The intersection where Freddie Gray was arrested

“I would say that most of West Baltimore is basically an economic and social drought,” Chastity said. “This is a community where people have no jobs, no resources, and there is such low funding for education.”

“The best way you can describe it is a war zone,” Charles said.

“The issues here in Baltimore today are really generational. There are African-American men all around the country with little hope, who act out in anger or get victimized by the police. Freddie Gray is another Michael Brown.”

Chastity added,

“There are no resources, no jobs, and it’s the same in cities across the country. All the ‘hoods are the same. The media, they only want to focus on looters. These are kids. They try to control their rage, but rioting is the voice of the victims.”

We asked the students what they thought of President Barack Obama and Mayor Stephanie Rawlings-Blake referring to the rioters as “thugs.”

Memorial to Freddie Gray

“It’s disgusting,” Benita said.

“They are children. Why are you calling children thugs? The people who were rioting were angry, but you have to understand the conditions behind their anger. A lot of them are young people with no opportunities. Young people are the future of this community and of the country, and for the mayor to call them ‘thugs’ shows a total lack of understanding for how things are in West Baltimore.”

When a WSWS reporter said that “thug” means violent criminal, Matt added, “‘Thugs’ has replaced the ‘n-word.’”

We pointed out that after the police murder of Michael Brown in Ferguson last year, many people tried to say that the problem was that there was not a black police chief or a black mayor, but in Baltimore the city is dominated by black politicians.

“That’s because it’s not really about race,” Matt said. “It’s really a question of elitism. It doesn’t matter if it a Democrat or a Republican in office, you still get the same policies of law and order.”

As we parted ways with the college students, a military Humvee rumbled down the street in front of us.

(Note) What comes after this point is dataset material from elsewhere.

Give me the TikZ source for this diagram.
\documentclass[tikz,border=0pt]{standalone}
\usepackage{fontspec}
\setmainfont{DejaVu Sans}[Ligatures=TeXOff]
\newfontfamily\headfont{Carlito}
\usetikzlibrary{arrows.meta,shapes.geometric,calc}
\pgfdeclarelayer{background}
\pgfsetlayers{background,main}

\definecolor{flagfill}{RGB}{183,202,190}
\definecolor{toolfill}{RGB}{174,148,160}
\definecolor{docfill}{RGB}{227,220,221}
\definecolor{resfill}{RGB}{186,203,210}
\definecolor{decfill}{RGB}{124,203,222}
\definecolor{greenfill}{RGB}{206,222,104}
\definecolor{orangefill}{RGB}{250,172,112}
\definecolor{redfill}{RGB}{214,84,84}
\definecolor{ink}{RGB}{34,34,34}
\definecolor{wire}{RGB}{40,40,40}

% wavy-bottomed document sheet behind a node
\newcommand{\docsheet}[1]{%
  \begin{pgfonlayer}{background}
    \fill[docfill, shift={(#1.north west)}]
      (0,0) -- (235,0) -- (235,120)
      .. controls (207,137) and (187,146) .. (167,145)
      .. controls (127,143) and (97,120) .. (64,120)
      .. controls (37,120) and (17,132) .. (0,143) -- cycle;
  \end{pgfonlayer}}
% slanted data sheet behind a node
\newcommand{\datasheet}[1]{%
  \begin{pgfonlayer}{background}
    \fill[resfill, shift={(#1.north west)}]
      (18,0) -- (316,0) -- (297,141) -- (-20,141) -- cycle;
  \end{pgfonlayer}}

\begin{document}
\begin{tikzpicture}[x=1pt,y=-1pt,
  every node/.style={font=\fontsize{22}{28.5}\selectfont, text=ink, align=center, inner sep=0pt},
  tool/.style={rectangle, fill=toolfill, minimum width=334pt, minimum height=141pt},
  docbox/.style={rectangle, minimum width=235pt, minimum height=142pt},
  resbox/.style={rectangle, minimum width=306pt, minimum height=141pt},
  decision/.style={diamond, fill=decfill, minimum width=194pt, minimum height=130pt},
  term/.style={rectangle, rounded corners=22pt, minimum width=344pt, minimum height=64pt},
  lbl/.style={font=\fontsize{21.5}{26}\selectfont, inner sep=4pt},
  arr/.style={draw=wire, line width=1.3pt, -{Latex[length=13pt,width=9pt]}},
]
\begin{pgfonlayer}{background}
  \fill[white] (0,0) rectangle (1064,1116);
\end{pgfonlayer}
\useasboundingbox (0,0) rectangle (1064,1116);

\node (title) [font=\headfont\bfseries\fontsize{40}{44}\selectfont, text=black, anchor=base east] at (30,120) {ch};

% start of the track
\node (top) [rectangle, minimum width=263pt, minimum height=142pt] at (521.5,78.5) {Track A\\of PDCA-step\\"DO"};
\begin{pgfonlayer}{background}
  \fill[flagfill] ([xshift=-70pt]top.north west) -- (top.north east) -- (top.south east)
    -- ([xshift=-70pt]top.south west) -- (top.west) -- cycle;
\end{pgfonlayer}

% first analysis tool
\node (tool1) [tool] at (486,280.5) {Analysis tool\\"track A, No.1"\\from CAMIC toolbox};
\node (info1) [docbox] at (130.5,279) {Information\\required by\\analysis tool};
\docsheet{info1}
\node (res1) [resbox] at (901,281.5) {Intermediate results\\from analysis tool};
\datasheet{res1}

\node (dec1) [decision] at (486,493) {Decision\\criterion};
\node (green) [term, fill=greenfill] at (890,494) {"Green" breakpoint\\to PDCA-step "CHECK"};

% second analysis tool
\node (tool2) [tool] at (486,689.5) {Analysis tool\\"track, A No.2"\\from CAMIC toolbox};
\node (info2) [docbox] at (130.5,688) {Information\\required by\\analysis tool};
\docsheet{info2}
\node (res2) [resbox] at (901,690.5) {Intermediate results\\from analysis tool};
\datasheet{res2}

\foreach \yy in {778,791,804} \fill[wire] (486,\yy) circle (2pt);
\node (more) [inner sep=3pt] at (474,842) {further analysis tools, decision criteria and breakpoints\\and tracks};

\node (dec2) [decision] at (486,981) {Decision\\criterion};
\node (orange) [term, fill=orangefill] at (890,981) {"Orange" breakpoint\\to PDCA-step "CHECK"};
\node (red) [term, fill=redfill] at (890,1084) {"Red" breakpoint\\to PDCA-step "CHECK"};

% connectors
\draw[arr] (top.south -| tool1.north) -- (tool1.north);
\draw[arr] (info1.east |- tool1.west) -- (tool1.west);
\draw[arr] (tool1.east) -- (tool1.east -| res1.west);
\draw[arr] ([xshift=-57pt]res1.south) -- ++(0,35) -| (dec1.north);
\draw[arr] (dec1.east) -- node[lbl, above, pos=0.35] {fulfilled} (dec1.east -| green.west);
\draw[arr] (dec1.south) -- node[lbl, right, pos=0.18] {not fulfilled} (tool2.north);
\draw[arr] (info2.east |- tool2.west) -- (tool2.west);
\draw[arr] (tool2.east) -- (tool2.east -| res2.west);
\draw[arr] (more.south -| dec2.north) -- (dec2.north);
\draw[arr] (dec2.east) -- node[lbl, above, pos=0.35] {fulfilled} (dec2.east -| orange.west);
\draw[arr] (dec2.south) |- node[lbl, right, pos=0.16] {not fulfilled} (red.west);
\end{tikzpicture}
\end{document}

Lauren lives across the street from where Freddie Gray lived, and knew him. “He was a good person,” she said. “I saw what they did to him at the second stop. I saw them drag him out and put leg shackles on him. Why did they have to do that? They already broke his legs before.”

Lauren

 

We asked Lauren to say something to the WSWS worldwide readership about what it is like living in West Baltimore.

“It’s like a constant police purge around here,” she said, and she then described an incident when she was attacked by police.

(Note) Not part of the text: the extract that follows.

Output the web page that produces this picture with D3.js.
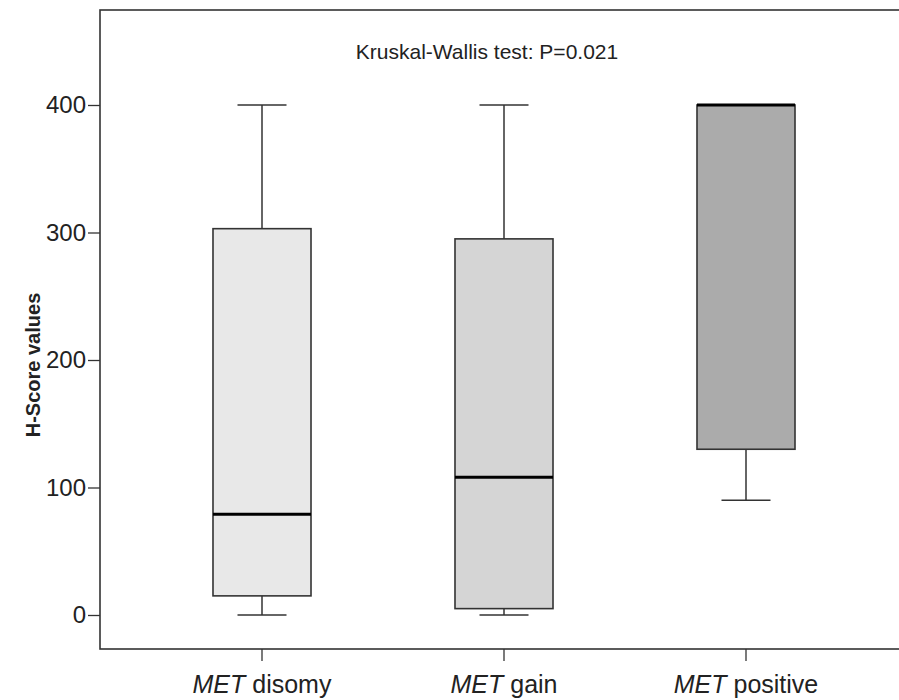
<!doctype html>
<html lang="en">
<head>
<meta charset="utf-8">
<script src="https://cdn.jsdelivr.net/npm/d3@7"></script>
<style>
  body { margin: 0; background: #fff; }
  text { font-family: "Liberation Sans", Arial, sans-serif; fill: #222; }
</style>
</head>
<body>
<div id="chart"></div>
<script>
// data
var groups  = ["disomy", "gain", "positive"];
var mins    = [0, 0, 90];
var q1s     = [15, 5, 130];
var medians = [79, 108, 400];
var q3s     = [303, 295, 400];
var maxs    = [400, 400, 400];
var fills   = ["#e8e8e8", "#d5d5d5", "#ababab"];
var yTicks  = [0, 100, 200, 300, 400];

var W = 899, H = 700;
var svg = d3.select("#chart").append("svg")
    .attr("width", W).attr("height", H);

// y: 0 -> 615, 400 -> 105
var y = d3.scaleLinear().domain([0, 400]).range([615, 105]);
var frame = {left: 100, top: 10, bottom: 649, right: 920};

var x = d3.scaleBand()
    .domain(groups)
    .range([frame.left + 41, frame.left + 767])
    .paddingInner(0.595)
    .paddingOuter(0.2975);

var stroke = "#333";

// frame (right side runs off the picture)
svg.append("rect")
    .attr("x", frame.left).attr("y", frame.top)
    .attr("width", frame.right - frame.left)
    .attr("height", frame.bottom - frame.top)
    .attr("fill", "none").attr("stroke", stroke).attr("stroke-width", 1.6);

// y axis ticks
var yAxis = d3.axisLeft(y).tickValues(yTicks).tickSize(12).tickPadding(2);
var gy = svg.append("g").attr("transform", "translate(" + frame.left + ",0)").call(yAxis);
gy.select(".domain").remove();
gy.selectAll("line").attr("stroke", stroke).attr("stroke-width", 1.3);
gy.selectAll("text").attr("font-size", 24).attr("fill", "#222");

// x axis ticks
var xAxis = d3.axisBottom(x).tickSize(12).tickFormat("");
var gx = svg.append("g").attr("transform", "translate(0," + frame.bottom + ")").call(xAxis);
gx.select(".domain").remove();
gx.selectAll("line").attr("stroke", stroke).attr("stroke-width", 1.3);

// category labels, MET in italics
var lab = svg.append("g").selectAll("text").data(groups).enter().append("text")
    .attr("x", function(d) { return x(d) + x.bandwidth() / 2; })
    .attr("y", 693)
    .attr("text-anchor", "middle")
    .attr("font-size", 25);
lab.append("tspan").attr("font-style", "italic").text("MET");
lab.append("tspan").text(function(d) { return " " + d; });

// y axis title
svg.append("text")
    .attr("transform", "translate(40,365) rotate(-90)")
    .attr("text-anchor", "middle")
    .attr("font-size", 20)
    .attr("font-weight", "bold")
    .text("H-Score values");

// test annotation
svg.append("text")
    .attr("x", 487).attr("y", 59)
    .attr("text-anchor", "middle")
    .attr("font-size", 21)
    .text("Kruskal-Wallis test: P=0.021");

// boxes
var capW = 49;
var boxes = svg.append("g").selectAll("g").data(groups).enter().append("g");

function cx(i) { return x(groups[i]) + x.bandwidth() / 2; }

boxes.each(function(d, i) {
  var g = d3.select(this);
  var c = cx(i), bw = x.bandwidth();
  // whiskers
  if (maxs[i] > q3s[i]) {
    g.append("line").attr("x1", c).attr("x2", c).attr("y1", y(q3s[i])).attr("y2", y(maxs[i]))
      .attr("stroke", stroke).attr("stroke-width", 1.5);
    g.append("line").attr("x1", c - capW / 2).attr("x2", c + capW / 2)
      .attr("y1", y(maxs[i])).attr("y2", y(maxs[i]))
      .attr("stroke", stroke).attr("stroke-width", 1.5);
  }
  if (mins[i] < q1s[i]) {
    g.append("line").attr("x1", c).attr("x2", c).attr("y1", y(q1s[i])).attr("y2", y(mins[i]))
      .attr("stroke", stroke).attr("stroke-width", 1.5);
    g.append("line").attr("x1", c - capW / 2).attr("x2", c + capW / 2)
      .attr("y1", y(mins[i])).attr("y2", y(mins[i]))
      .attr("stroke", stroke).attr("stroke-width", 1.5);
  }
  // box
  g.append("rect")
    .attr("x", x(d)).attr("width", bw)
    .attr("y", y(q3s[i])).attr("height", y(q1s[i]) - y(q3s[i]))
    .attr("fill", fills[i]).attr("stroke", stroke).attr("stroke-width", 1.6);
  // median
  g.append("line").attr("x1", x(d)).attr("x2", x(d) + bw)
    .attr("y1", y(medians[i])).attr("y2", y(medians[i]))
    .attr("stroke", "#000").attr("stroke-width", 3);
});
</script>
</body>
</html>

“They pulled in over there,” she said, pointing to a parking area behind her.

“Whenever the police come, we always all come out to see what they are going to do and to take pictures. I came out too, and one of the police handcuffed me and slammed me face down on the curb. You can see I’m little. It hurt my face and my back. They took me in and put me in jail, and I lost my job in health care. Jobs are scarce here.”

“I don’t think it’s a black thing or a white thing. A lot of these cops are black. It’s a blue thing,” Lauren said, referring to the color of the police uniforms.

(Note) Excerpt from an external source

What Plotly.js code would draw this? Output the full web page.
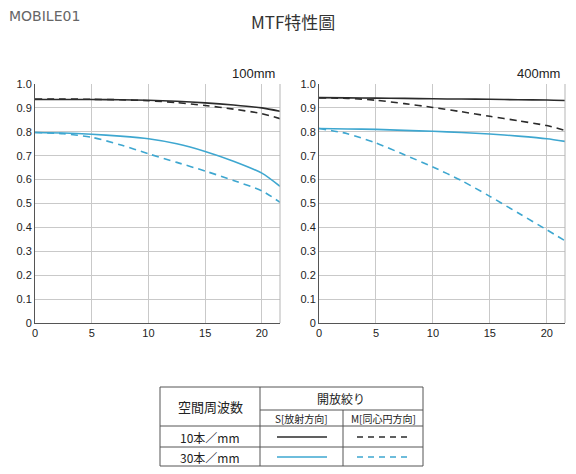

“The police serve the Republican part of downtown, where you have all these high-class Caucasians and African-Americans. There is a lot of animosity here in our neighborhoods after years and years of policies that serve that part of the city.”

Kalilla and Leann

Kalilla, whom we met together with her friend Leann later, at Saturday’s downtown Baltimore rally for Freddie Gray, described a similar experience.

“I was at Hamilton swimming pool with my sister and our children in 2006,” she said.

“Police came into the pool area and fired their guns, so we ran and jumped into our car. They came up with their guns drawn and pulled us out, and pushed us down on the curb. And they put handcuffs on us. All of this in front of our little children.”

We asked Kalilla and Leann about the connection between war and police repression in Baltimore. “It’s really unsettling,” Leann said. “It’s a war zone. When I see these people in uniform and these armored vehicles, it’s like Iraq or Afghanistan. You’ve got military here. And you’ve even got snipers,” she said, pointing to the heights of a nearby parking ramp.

“The situation here goes beyond racial lines,” Leann said. “It’s between either the haves or the have-nots.”